Gated Extra Memory Recurrent Unit for Learning Video Representations

Daria Vazhenina, Atsunori Kanemura

Published: 2020, Last Modified: 07 Mar 2025JSAI 2020EveryoneRevisionsBibTeXCC BY-SA 4.0

Abstract: Convolutional recurrent neural networks (ConvRNNs) are widely used for spatiotemporal modeling tasks including video frame prediction. A major drawback of existing ConvRNNs is the amount of computing and memory resources, which can hinder practical applications on embedded devices. Thus, to reduce them, we propose 1) a new gated architecture of the recurrent unit with temporal memory and 2) the replacement of computationally demanding convolution with a more light-weight Hadamard product. Adopting such constraints can degrade the performance, but we show that the proposed model produces better results with reduced computation and memory.
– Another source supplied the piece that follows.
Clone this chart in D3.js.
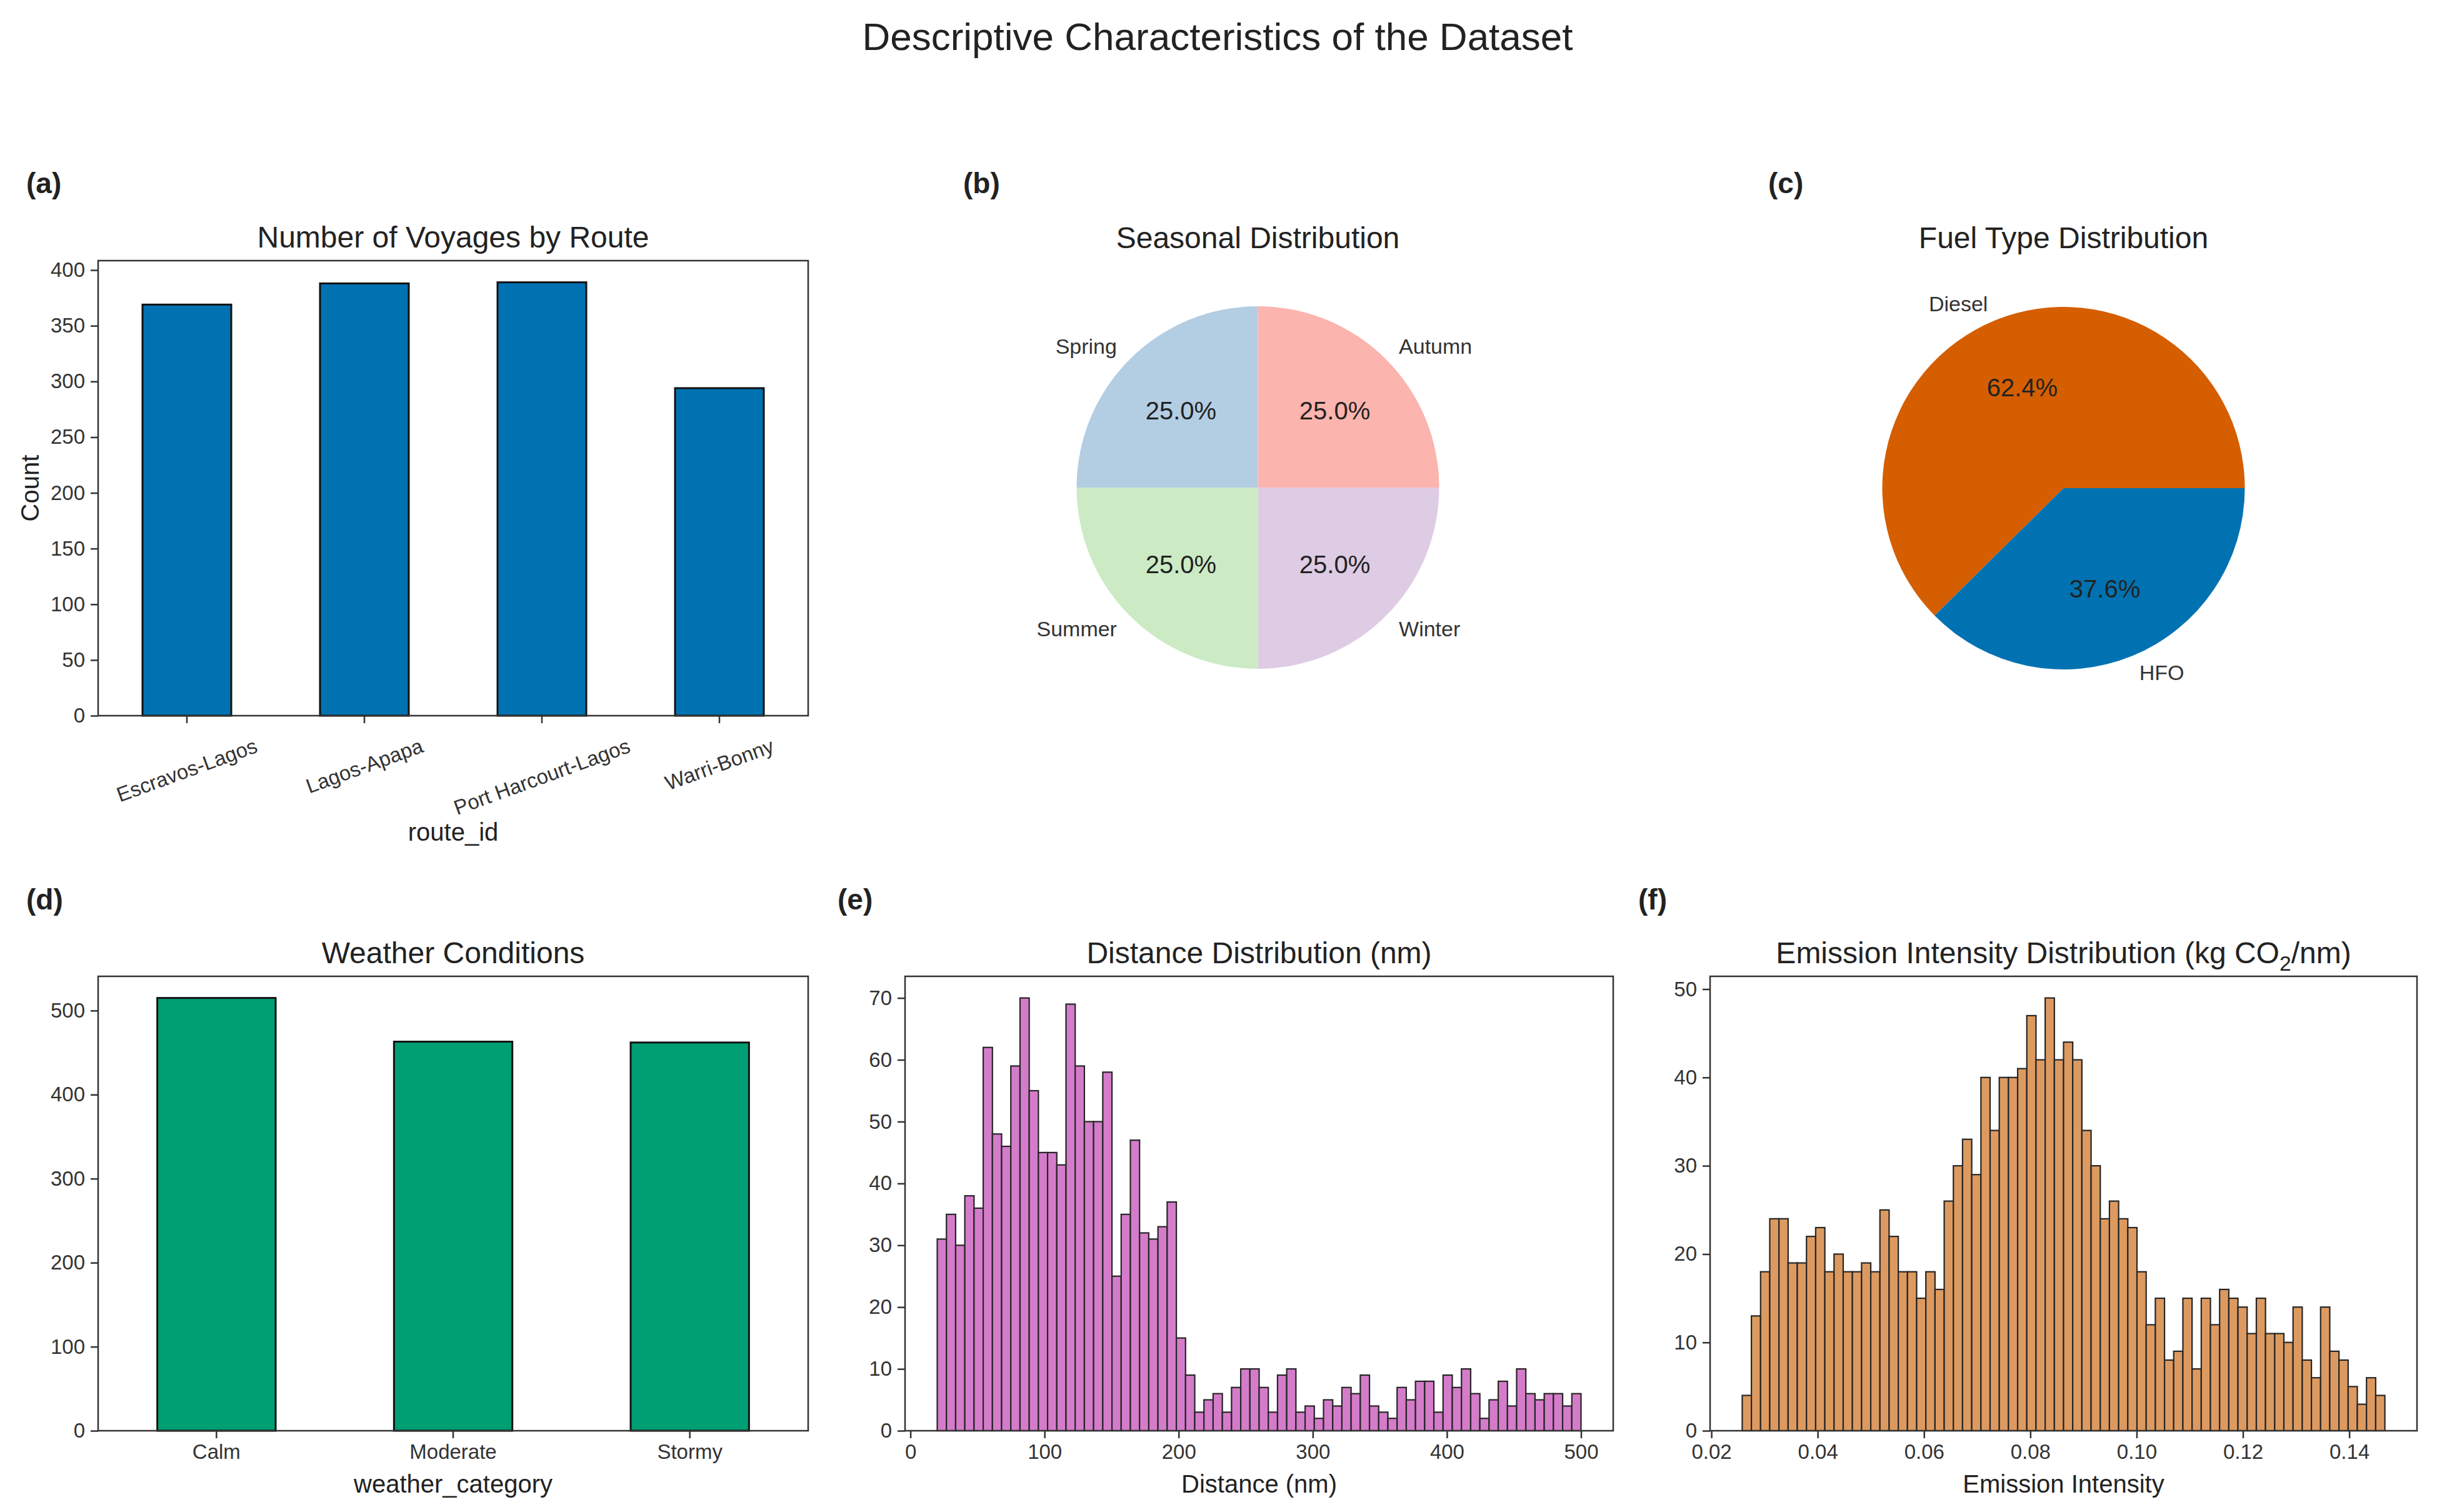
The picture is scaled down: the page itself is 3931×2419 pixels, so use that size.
<!DOCTYPE html>
<html>
<head>
<meta charset="utf-8">
<script src="https://cdn.jsdelivr.net/npm/d3@7"></script>
<style>
  html, body { margin: 0; padding: 0; background: #ffffff; }
  svg { display: block; }
</style>
</head>
<body>
<script>
// ---------------- DATA ----------------
const routes = ["Escravos-Lagos", "Lagos-Apapa", "Port Harcourt-Lagos", "Warri-Bonny"];
const routeCounts = [369, 388, 389, 294];
const routeTicks = [0, 50, 100, 150, 200, 250, 300, 350, 400];

const seasons = ["Autumn", "Spring", "Summer", "Winter"];
const seasonCounts = [360, 360, 360, 360];

const fuels = ["Diesel", "HFO"];
const fuelShares = [62.4, 37.6];

const weatherCats = ["Calm", "Moderate", "Stormy"];
const weatherCounts = [515, 463, 462];
const weatherTicks = [0, 100, 200, 300, 400, 500];

const distanceRange = [20, 500];
const distanceCounts = [31, 35, 30, 38, 36, 62, 48, 46, 59, 70, 55, 45, 45, 43, 69, 59, 50, 50, 58, 25,
  35, 47, 32, 31, 33, 37, 15, 9, 3, 5, 6, 3, 7, 10, 10, 7, 3, 9, 10, 3,
  4, 2, 5, 4, 7, 6, 9, 4, 3, 2, 7, 5, 8, 8, 3, 9, 7, 10, 6, 2,
  5, 8, 4, 10, 6, 5, 6, 6, 4, 6];
const distanceXTicks = [0, 100, 200, 300, 400, 500];
const distanceYTicks = [0, 10, 20, 30, 40, 50, 60, 70];

const emissionRange = [0.0258, 0.1467];
const emissionCounts = [4, 13, 18, 24, 24, 19, 19, 22, 23, 18, 20, 18, 18, 19, 18, 25, 22, 18, 18, 15,
  18, 16, 26, 30, 33, 29, 40, 34, 40, 40, 41, 47, 42, 49, 42, 44, 42, 34, 30, 24,
  26, 24, 23, 18, 12, 15, 8, 9, 15, 7, 15, 12, 16, 15, 14, 11, 15, 11, 11, 10,
  14, 8, 6, 14, 9, 8, 5, 3, 6, 4];
const emissionXTicks = [0.02, 0.04, 0.06, 0.08, 0.10, 0.12, 0.14];
const emissionYTicks = [0, 10, 20, 30, 40, 50];

// ---------------- LAYOUT / STYLE ----------------
const W = 3931, H = 2419;
const FONT = "'Liberation Sans', Arial, Helvetica, sans-serif";
const TXT = "#222";
const AXC = "#333";
const cols = [{ x0: 157, x1: 1293 }, { x0: 1448, x1: 2581 }, { x0: 2736, x1: 3867 }];
const row1 = { y0: 417, y1: 1145 };
const row2 = { y0: 1562, y1: 2289 };
const FS = { title: 62, panel: 48, label: 40, tick: 33, pieLab: 34, piePct: 40, letter: 46 };

const svg = d3.select("body").append("svg")
  .attr("width", W).attr("height", H)
  .attr("viewBox", `0 0 ${W} ${H}`)
  .style("font-family", FONT);
svg.append("rect").attr("width", W).attr("height", H).attr("fill", "#fff");

function text(g, x, y, str, size, anchor, opts = {}) {
  return g.append("text")
    .attr("x", x).attr("y", y)
    .attr("text-anchor", anchor || "middle")
    .attr("font-size", size)
    .attr("font-weight", opts.bold ? "bold" : "normal")
    .attr("fill", opts.fill || TXT)
    .text(str);
}

// main title
text(svg, 1948, 80, "Descriptive Characteristics of the Dataset", FS.title, "middle");

// panel letters
[["(a)", 42, 309], ["(b)", 1541, 309], ["(c)", 2829, 309],
 ["(d)", 42, 1455], ["(e)", 1340, 1455], ["(f)", 2621, 1455]].forEach(([t, x, y]) =>
  text(svg, x, y, t, FS.letter, "start", { bold: true }));

function styleAxis(g) {
  g.select(".domain").remove();
  g.selectAll(".tick line").attr("stroke", AXC).attr("stroke-width", 2.5);
  g.selectAll(".tick text").attr("font-size", FS.tick).attr("fill", AXC).attr("font-family", FONT);
}

function frame(box, row) {
  svg.append("rect")
    .attr("x", box.x0).attr("y", row.y0)
    .attr("width", box.x1 - box.x0).attr("height", row.y1 - row.y0)
    .attr("fill", "none").attr("stroke", AXC).attr("stroke-width", 2.5);
}

function barPanel(cats, vals, color, box, row, yTicks, rotate, title, xlabel, ylabel, xlabelY) {
  const g = svg.append("g");
  const x = d3.scaleBand().domain(cats).range([box.x0, box.x1]).paddingInner(0.5).paddingOuter(0.25);
  const y = d3.scaleLinear().domain([0, d3.max(vals) * 1.05]).range([row.y1, row.y0]);
  g.selectAll("rect.bar").data(cats).join("rect").attr("class", "bar")
    .attr("x", d => x(d)).attr("width", x.bandwidth())
    .attr("y", (d, i) => y(vals[i])).attr("height", (d, i) => row.y1 - y(vals[i]))
    .attr("fill", color).attr("stroke", "#111").attr("stroke-width", 3);
  const ya = g.append("g").attr("transform", `translate(${box.x0},0)`)
    .call(d3.axisLeft(y).tickValues(yTicks).tickSize(12).tickPadding(9).tickSizeOuter(0));
  styleAxis(ya);
  const xa = g.append("g").attr("transform", `translate(0,${row.y1})`)
    .call(d3.axisBottom(x).tickSize(12).tickPadding(10).tickSizeOuter(0));
  styleAxis(xa);
  if (rotate) {
    const ang = rotate * Math.PI / 180;
    xa.selectAll(".tick text").each(function () {
      const t = d3.select(this);
      const w = this.getComputedTextLength();
      const h = FS.tick * 0.95;
      const half = (w * Math.sin(ang) + h * Math.cos(ang)) / 2;
      t.attr("y", 0).attr("dy", null).attr("dominant-baseline", "central")
        .attr("text-anchor", "middle")
        .attr("transform", `translate(0,${32 + half}) rotate(${-rotate})`);
    });
  }
  frame(box, row);
  const cx = (box.x0 + box.x1) / 2;
  text(svg, cx, row.y0 - 21, title, FS.panel, "middle");
  if (xlabel) text(svg, cx, xlabelY, xlabel, FS.label, "middle");
  if (ylabel) {
    svg.append("text")
      .attr("transform", `translate(62,${(row.y0 + row.y1) / 2}) rotate(-90)`)
      .attr("text-anchor", "middle").attr("font-size", FS.label).attr("fill", TXT)
      .text(ylabel);
  }
}

function histPanel(counts, range, color, box, row, xTicks, yTicks, fmt, titleFn, xlabel) {
  const g = svg.append("g");
  const span = range[1] - range[0];
  const x = d3.scaleLinear().domain([range[0] - 0.05 * span, range[1] + 0.05 * span]).range([box.x0, box.x1]);
  const y = d3.scaleLinear().domain([0, d3.max(counts) * 1.05]).range([row.y1, row.y0]);
  const bw = span / counts.length;
  g.selectAll("rect.bin").data(counts).join("rect").attr("class", "bin")
    .attr("x", (d, i) => x(range[0] + i * bw))
    .attr("width", (d, i) => x(range[0] + (i + 1) * bw) - x(range[0] + i * bw))
    .attr("y", d => y(d)).attr("height", d => row.y1 - y(d))
    .attr("fill", color).attr("stroke", "#262626").attr("stroke-width", 2.2);
  const ya = g.append("g").attr("transform", `translate(${box.x0},0)`)
    .call(d3.axisLeft(y).tickValues(yTicks).tickSize(12).tickPadding(9).tickSizeOuter(0));
  styleAxis(ya);
  const xa = g.append("g").attr("transform", `translate(0,${row.y1})`)
    .call(d3.axisBottom(x).tickValues(xTicks).tickFormat(fmt).tickSize(12).tickPadding(10).tickSizeOuter(0));
  styleAxis(xa);
  frame(box, row);
  const cx = (box.x0 + box.x1) / 2;
  titleFn(cx, row.y0 - 21);
  text(svg, cx, 2388, xlabel, FS.label, "middle");
}

function piePanel(labels, values, colors, cx, cy, r, title, fmtPct) {
  const g = svg.append("g").attr("transform", `translate(${cx},${cy})`);
  const pie = d3.pie().sort(null).startAngle(Math.PI / 2).endAngle(Math.PI / 2 - 2 * Math.PI);
  const arcs = pie(values);
  const arc = d3.arc().innerRadius(0).outerRadius(r);
  const total = d3.sum(values);
  g.selectAll("path").data(arcs).join("path")
    .attr("d", arc).attr("fill", (d, i) => colors[i]);
  arcs.forEach((a, i) => {
    const mid = (a.startAngle + a.endAngle) / 2;
    const lx = 1.1 * r * Math.sin(mid), ly = -1.1 * r * Math.cos(mid);
    g.append("text").attr("x", lx).attr("y", ly)
      .attr("text-anchor", lx > 0 ? "start" : "end")
      .attr("dominant-baseline", "central")
      .attr("font-size", FS.pieLab).attr("fill", "#333").text(labels[i]);
    const px = 0.6 * r * Math.sin(mid), py = -0.6 * r * Math.cos(mid);
    g.append("text").attr("x", px).attr("y", py)
      .attr("text-anchor", "middle").attr("dominant-baseline", "central")
      .attr("font-size", FS.piePct).attr("fill", TXT)
      .text(fmtPct(values[i] / total * 100));
  });
  text(svg, cx, 397, title, FS.panel, "middle");
}

// (a)
barPanel(routes, routeCounts, "#0072b2", cols[0], row1, routeTicks, 20,
  "Number of Voyages by Route", "route_id", "Count", 1345);

// (b)
const pctFmt = v => d3.format(".1f")(v) + "%";
piePanel(seasons, seasonCounts, d3.schemePastel1.slice(0, 4),
  (cols[1].x0 + cols[1].x1) / 2 - 2, 780, 290, "Seasonal Distribution", pctFmt);

// (c)
piePanel(fuels, fuelShares, ["#d55e00", "#0072b2"],
  (cols[2].x0 + cols[2].x1) / 2, 781, 290, "Fuel Type Distribution", pctFmt);

// (d)
barPanel(weatherCats, weatherCounts, "#009e73", cols[0], row2, weatherTicks, 0,
  "Weather Conditions", "weather_category", null, 2388);

// (e)
histPanel(distanceCounts, distanceRange, "#d47cca", cols[1], row2, distanceXTicks, distanceYTicks,
  d3.format("d"),
  (cx, y) => text(svg, cx, y, "Distance Distribution (nm)", FS.panel, "middle"),
  "Distance (nm)");

// (f)
histPanel(emissionCounts, emissionRange, "#dd9a60", cols[2], row2, emissionXTicks, emissionYTicks,
  d3.format(".2f"),
  (cx, y) => {
    const t = svg.append("text").attr("x", cx).attr("y", y).attr("text-anchor", "middle")
      .attr("font-size", FS.panel).attr("fill", TXT);
    t.append("tspan").text("Emission Intensity Distribution (kg CO");
    t.append("tspan").attr("font-size", FS.panel * 0.7).attr("dy", 12).text("2");
    t.append("tspan").attr("dy", -12).text("/nm)");
  },
  "Emission Intensity");
</script>
</body>
</html>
Quantitative evaluation with the Moving MNIST dataset shows that the overall performance of video frame prediction is improved by 13% in terms of MSE and by 3% in terms of SSIM without increasing the number of parameters and their multiplications, compared with the conventional ConvLSTM baseline. Further, applying the Hadamard product replacement outperforms the baseline MSE by 5%, while reducing the number of parameters by 14% and the number of multiplications by 25%.